Minorities are disproportionately affected by the HEA drug provision. While African Americans make up 13% of the population and 13% of drug users, they account for 55% of all drug convictions. The disparate racial impact of drug law enforcement will inevitably spread into the realm of higher education via this law. Accordingly, minority groups have far higher percentages of their members who are ineligible for federal
financial aid than whites. Currently, more African American men are in prison than in college.
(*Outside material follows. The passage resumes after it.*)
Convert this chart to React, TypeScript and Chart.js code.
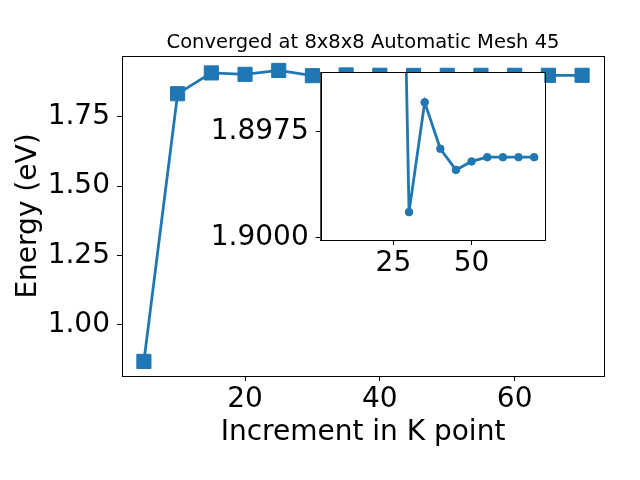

So yes, the HEA drug provision absolutely hurts minorities more than anyone else. But that’s just one of a whole host of problems created by this counterproductive law. Here’s ten more:

  1. College education is proven to reduce drug use. Therefore, forcing students out of college obviously and undeniably increases drug use overall.
  2. The HEA drug provision only affects good students. If you’re getting bad grades you can’t get aid anyway.
  3. Students arrested for drugs get punished in court. It’s not like they’re getting away with anything.
  4. Many students misunderstand the rules and give up on college even though they’re actually eligible. Their lives are changed forever.
  5. Taking away opportunities from students sends a message that we don't want them to succeed in life. All students must be encouraged, not pushed down.
  6. Regaining eligibility by completing rehab is often impossible because it’s more expensive than school. Nor does getting busted for drugs necessarily mean that you need rehab.
  7. Most HEA victims were busted for small time marijuana possession. Casual marijuana use has nothing to do with success in college. Trust me.
  8. The HEA drug provision fails to address the most significant drug problem on college campuses: alcohol.
  9. The HEA drug provision only targets low-income students. These are the very people the HEA is supposed to help.
  10. Judges already have the authority to revoke financial aid. If a judge meets the student in court and doesn’t want to revoke aid, we should respect that decision.

The HEA drug provision causes drug abuse by driving students away from school and towards drugs. If you support the HEA drug provision, you support drug abuse.